Бабка страдала манией чистоты и тоской по хорошему тону. В этом для нее был весь человек. Ей самой, с ее болезнью, полнотой, возрастом все стало трудно: умыться, причесаться, одеться. Ее мытье в ванне превращалось в великое домашнее событие, будоражащее весь дом. Все домработницы, до святого человека Вали, бежали из этого дома в слезах и проклятьях. Но что делать, старуха страдала и болела (тогда еще не знали в обиходе слова «аллергия») от нечистых запахов, несвежих одежд, дурно вымытой посуды. Она видела-то, казалось бы, плохо, но за версту чуяла, где пыль, грязь, гниль. Когда унюхивала, что ее дочь чересчур набрызгалась духами, бурчала: «Дура! От женщины должно пахнуть чистотой». Алина обмолвилась как-то, вспоминая бабку: «Я думаю, она умерла от грязи».
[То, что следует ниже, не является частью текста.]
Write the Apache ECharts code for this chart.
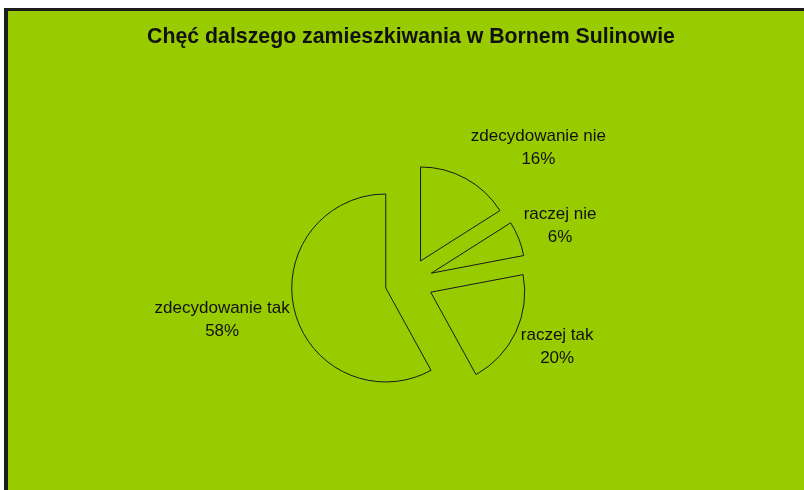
<!DOCTYPE html>
<html>
<head>
<meta charset="utf-8">
<script src="https://cdn.jsdelivr.net/npm/echarts@6/dist/echarts.min.js"></script>
<style>
  html, body { margin: 0; padding: 0; background: #ffffff; }
  #frame { position: absolute; left: 4px; top: 8px; width: 800px; height: 482px;
           border-top: 3px solid #1c1c1c; border-left: 4px solid #1c1c1c; background: #99cc00; box-sizing: border-box; }
  #chart { position: absolute; left: 0; top: 0; width: 804px; height: 490px; }
</style>
</head>
<body>
<div id="frame"></div>
<div id="chart"></div>
<script>
const titleText = 'Chęć dalszego zamieszkiwania w Bornem Sulinowie';
const categories = ['zdecydowanie nie', 'raczej nie', 'raczej tak', 'zdecydowanie tak'];
const values = [16, 6, 20, 58];

const chart = echarts.init(document.getElementById('chart'), null, { renderer: 'canvas' });

const PIE_CX = 409, PIE_CY = 282, PIE_R = 94, EXPLODE = 24, LABEL_GAP = 5, V_FACTOR = 1.4;
const total = values.reduce((a, b) => a + b, 0);

const data = categories.map((c, i) => ({ name: c, value: values[i], selected: true }));

const sliceStyle = { color: 'rgba(0,0,0,0)', borderColor: '#1a1a1a', borderWidth: 1 };
const FONT = 'Liberation Sans, Arial, sans-serif';

// Excel-like label placement: the label box sits just outside the exploded slice, on its mid-angle side
function placeLabel(p) {
  const i = p.dataIndex;
  let before = 0;
  for (let k = 0; k < i; k++) before += values[k];
  const mid = (before + values[i] / 2) / total * Math.PI * 2;
  const ux = Math.sin(mid), uy = -Math.cos(mid);
  const R = PIE_R + EXPLODE;
  const px = PIE_CX + R * ux, py = PIE_CY + R * uy;
  const w = p.labelRect.width, h = p.labelRect.height;
  const wantX = px + Math.sign(ux) * (w / 2 + LABEL_GAP);
  const wantY = py + uy * (h / 2 + LABEL_GAP) * V_FACTOR;
  const curX = p.labelRect.x + w / 2 + EXPLODE * ux;
  const curY = p.labelRect.y + h / 2 + EXPLODE * uy;
  return { dx: wantX - curX, dy: wantY - curY };
}

chart.setOption({
  backgroundColor: 'transparent',
  animation: false,
  title: {
    text: titleText,
    left: 406, top: 22, textAlign: 'center',
    textStyle: { fontFamily: FONT, fontWeight: 'bold', fontSize: 21.3, color: '#111' }
  },
  series: [{
    type: 'pie',
    center: [PIE_CX, PIE_CY],
    radius: PIE_R,
    startAngle: 90,
    clockwise: true,
    selectedMode: 'multiple',
    selectedOffset: EXPLODE,
    avoidLabelOverlap: false,
    data: data,
    itemStyle: sliceStyle,
    select: { itemStyle: sliceStyle, label: { show: true } },
    emphasis: { disabled: true },
    labelLine: { show: false, length: 20, length2: 0 },
    labelLayout: placeLabel,
    label: {
      show: true,
      position: 'outside',
      formatter: '{a|{b}}\n{a|{d}%}',
      rich: { a: { align: 'center', fontSize: 17, lineHeight: 23, color: '#111', fontFamily: FONT } },
      fontFamily: FONT,
      fontSize: 17, color: '#111'
    }
  }]
});
</script>
</body>
</html>
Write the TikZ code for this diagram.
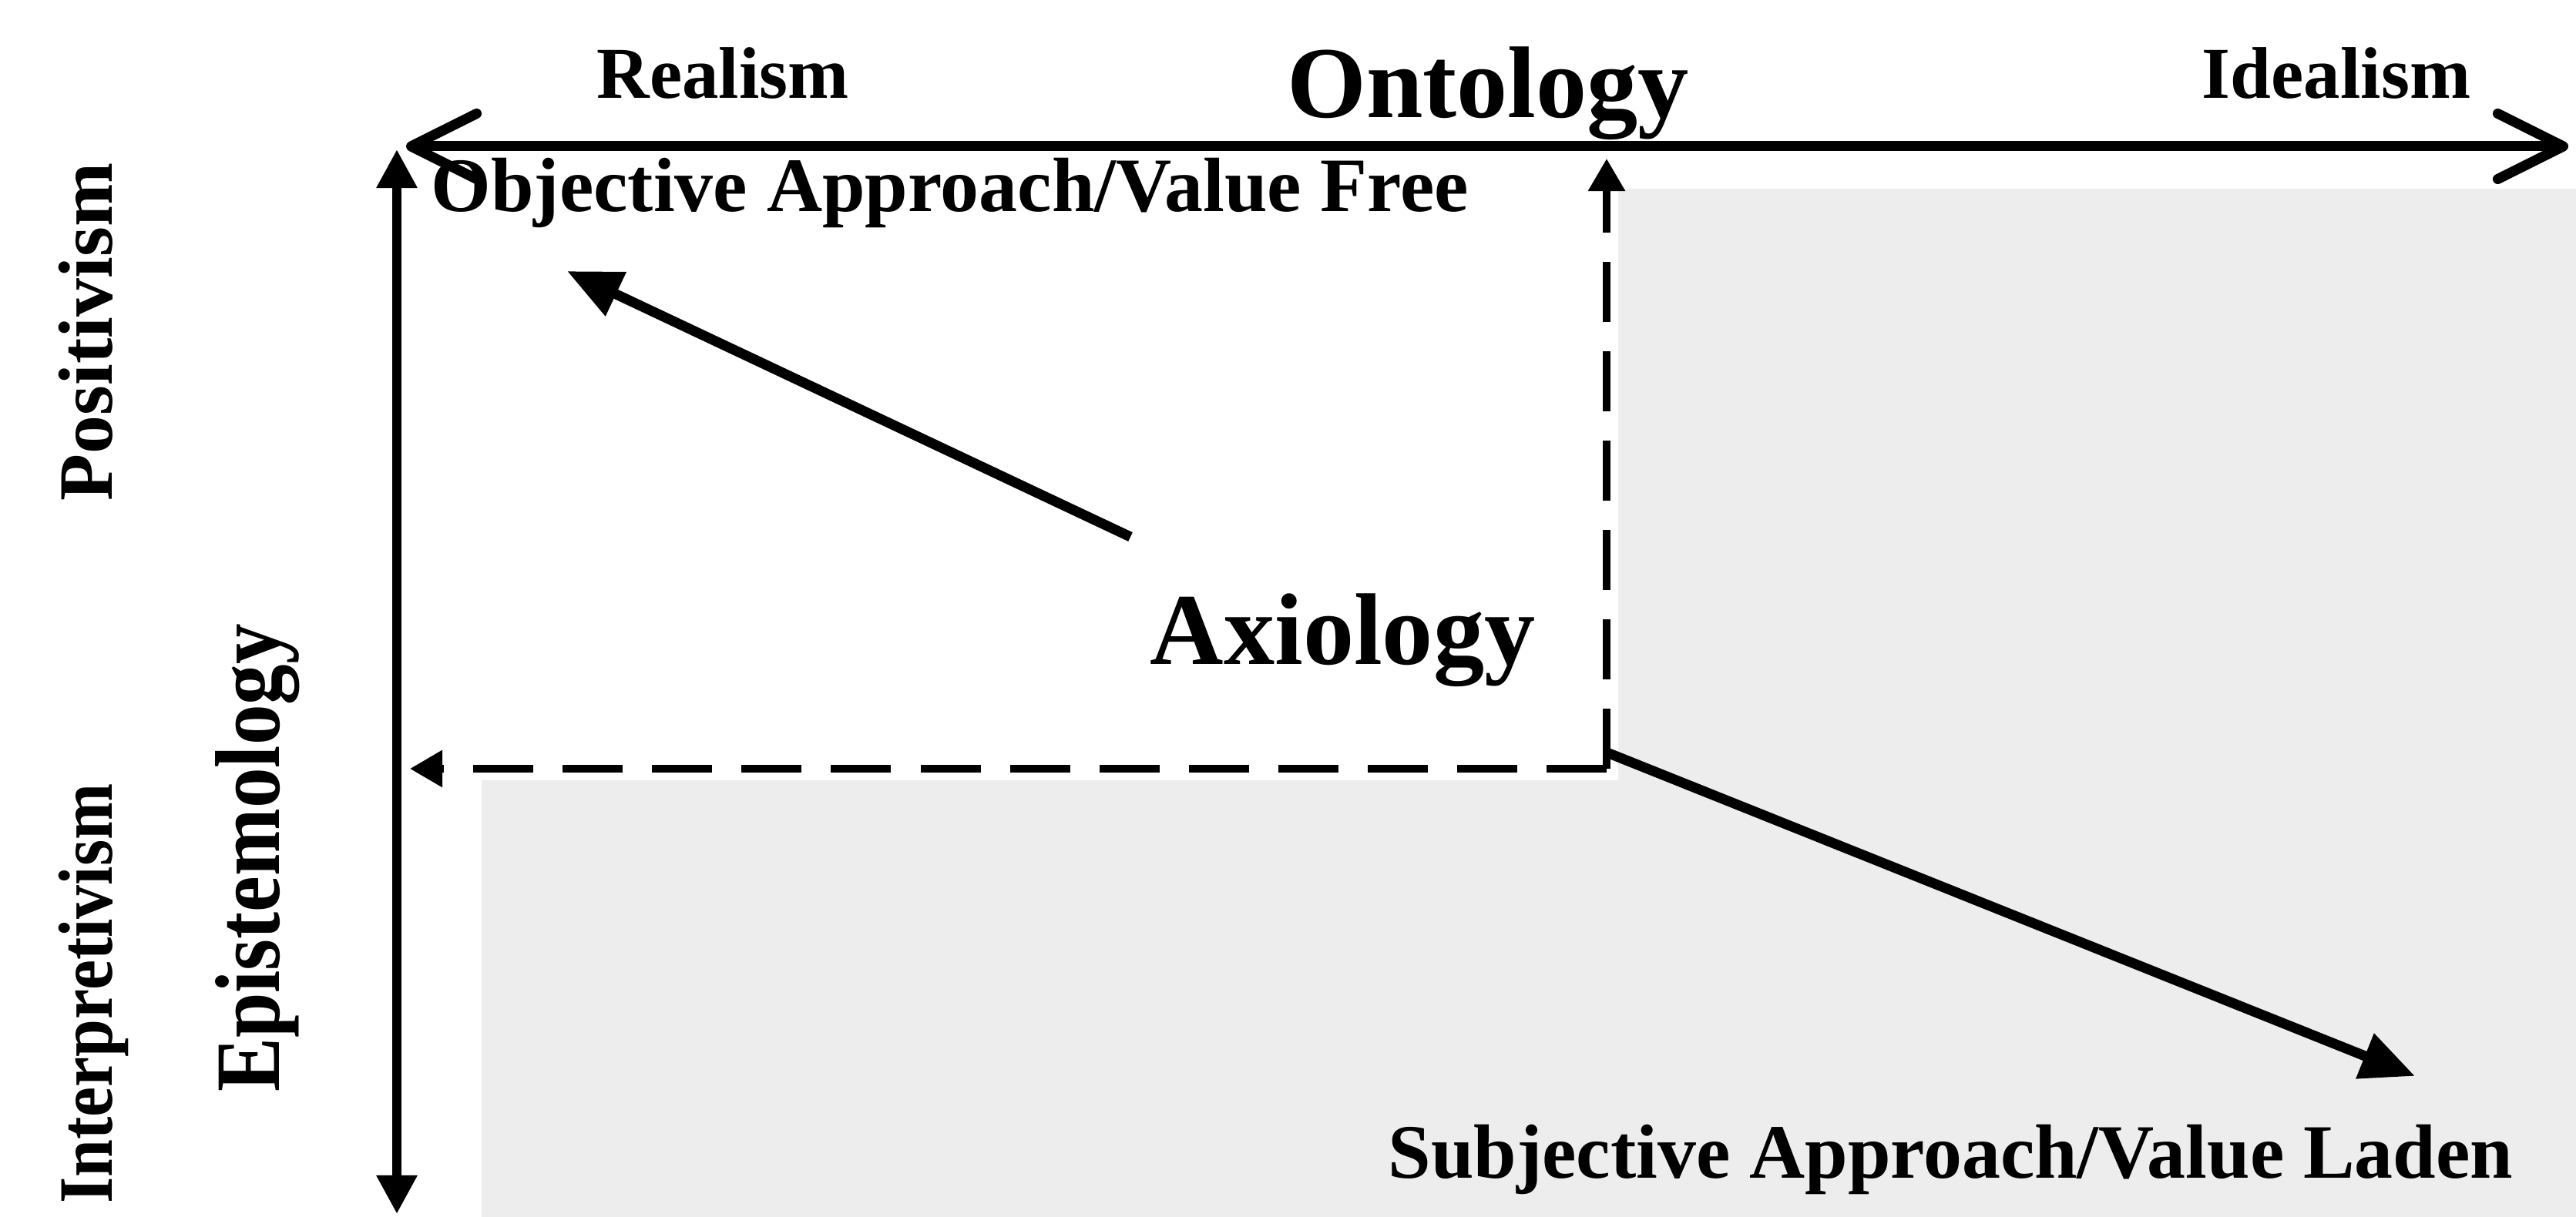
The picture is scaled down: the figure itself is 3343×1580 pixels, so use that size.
\documentclass[tikz,border=0pt]{standalone}
\usepackage{fontspec}
\setmainfont{Liberation Serif}
\usetikzlibrary{arrows.meta}
\definecolor{shadegray}{HTML}{EDEDED}
\begin{document}
\begin{tikzpicture}[x=0.01cm,y=-0.01cm,
  txtS/.style={font=\bfseries\fontsize{27}{30}\selectfont, inner sep=0pt},
  txtM/.style={font=\bfseries\fontsize{28.4}{32}\selectfont, inner sep=0pt},
  txtL/.style={font=\bfseries\fontsize{37.6}{42}\selectfont, inner sep=0pt},
  txtE/.style={font=\bfseries\fontsize{34}{38}\selectfont, inner sep=0pt},
  haxis/.style={line width=3.7pt, {Straight Barb[length=8.5mm,width=8.5mm,round]}-{Straight Barb[length=8.5mm,width=8.5mm,round]}},
  vaxis/.style={line width=3.4pt, {Triangle[length=5mm,width=5mm]}-{Triangle[length=5mm,width=5mm]}},
  guide/.style={line width=2.6pt, dash pattern=on 0.78cm off 0.38cm, -{Triangle[length=4.2mm,width=4.6mm]}},
  pointer/.style={line width=3.7pt, -{Triangle[length=7mm,width=6mm]}}]
\useasboundingbox (0,0) rectangle (3343,1580);
\fill[white] (0,0) rectangle (3343,1580);
% light grey L-shaped region
\fill[shadegray] (2100,245) -| (3343,1580) -| (625,1013) -| (2100,245) -- cycle;

% key points
\coordinate (hl) at (527,190);
\coordinate (hr) at (3333,190);
\coordinate (vt) at (515,194);
\coordinate (vb) at (515,1576);
\coordinate (corner) at (2085,998);
\coordinate (dtop) at (2085,206);
\coordinate (dleft) at (532,998);
\coordinate (axtail) at (1467,697);
\coordinate (objtip) at (736,352);
\coordinate (cornerout) at (2088,978);
\coordinate (subtip) at (3134,1397);

% labels
\node[txtS, anchor=base] (realism) at (938,128) {Realism};
\node[txtS, anchor=base] (idealism) at (3032,128) {Idealism};
\node[txtL, anchor=base] (ontology) at (1931,153) {Ontology};
\node[txtM, anchor=base west] (objective) at (559,275) {Objective Approach/Value Free};
\node[txtL, anchor=base west] (axiology) at (1492,863) {Axiology};
\node[txtM, anchor=base west] (subjective) at (1801,1529) {Subjective Approach/Value Laden};
\node[txtM, rotate=90, anchor=base] (positivism) at (145,431) {Positivism};
\node[txtM, rotate=90, anchor=base] (interpretivism) at (145,1290) {\scalebox{0.88}[1]{Interpretivism}};
\node[txtE, rotate=90, anchor=base] (epistemology) at (362,1114) {\scalebox{0.88}[1]{Epistemology}};

% axes
\draw[haxis] (hl) -- (hr);
\draw[vaxis] (vb) -- (vt);

% dashed guides from the corner
\draw[guide] (corner) -- (dtop);
\draw[guide] (corner) -- (dleft);

% value arrows
\draw[pointer] (axtail) -- (objtip);
\draw[pointer] (cornerout) -- (subtip);
\end{tikzpicture}
\end{document}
В самом деле, бабка заболела и уже не поправилась как раз в тот период, когда в этом доме — столь прочном — все пошло кувырком. Елена Владимировна в свои пятьдесят с чем-то лет обнародовала вдруг свою связь с одним академиком (у того скончалась жена), подала на развод с Сергеем Сергеевичем; Алина и ее сестра Ольга уже не жили в родном доме; домработница Валя, сломав в гололедицу руку, уехала в деревню, куда она собиралась годами, прижилась там и осталась. Бабка от всех этих передряг заболела тоже, и Елена Владимировна, которой стало не до нее, отправила (спихнула) бабку в больницу. Бабка сроду понятия не имела о больнице, и там ей, конечно, пришлось несладко с ее капризами. Она выпросилась назад, домой, но жизнь ее уже была кончена.

Но что нам говорить о чистоте? Мы росли без ванн и горячей воды (а то и вовсе без воды), носили все одну и ту же одежонку, до полного ее износа, мылом мылись хозяйственным, в ботинках вечно хлюпала грязь. «Надо долго хорошо жить, — писал Герцен, — чтобы привыкнуть к чистому белью». А мы долго жили плохо.

Ну вот, сядем в своей затрапезной одежонке за хрустящую скатерть и придвинемся вместе с краснодеревым сиденьем, которое и стулом-то не назовешь, к пугающему овалу стола. Золотом и синью бьют в глаза тарелки с ровно-волнистым краем, фамильные салфетки с бахромой стоят, как треуголки, как присевшие на песок белые птицы, а обыкновенные ложки для супа тяжелы, как пестик от ступки, и глубоки, словно тигли. Это после столовского-то алюминия, вечно жирного на ощупь и перекрученного в середке в спираль чьей-то забавляющейся рукой.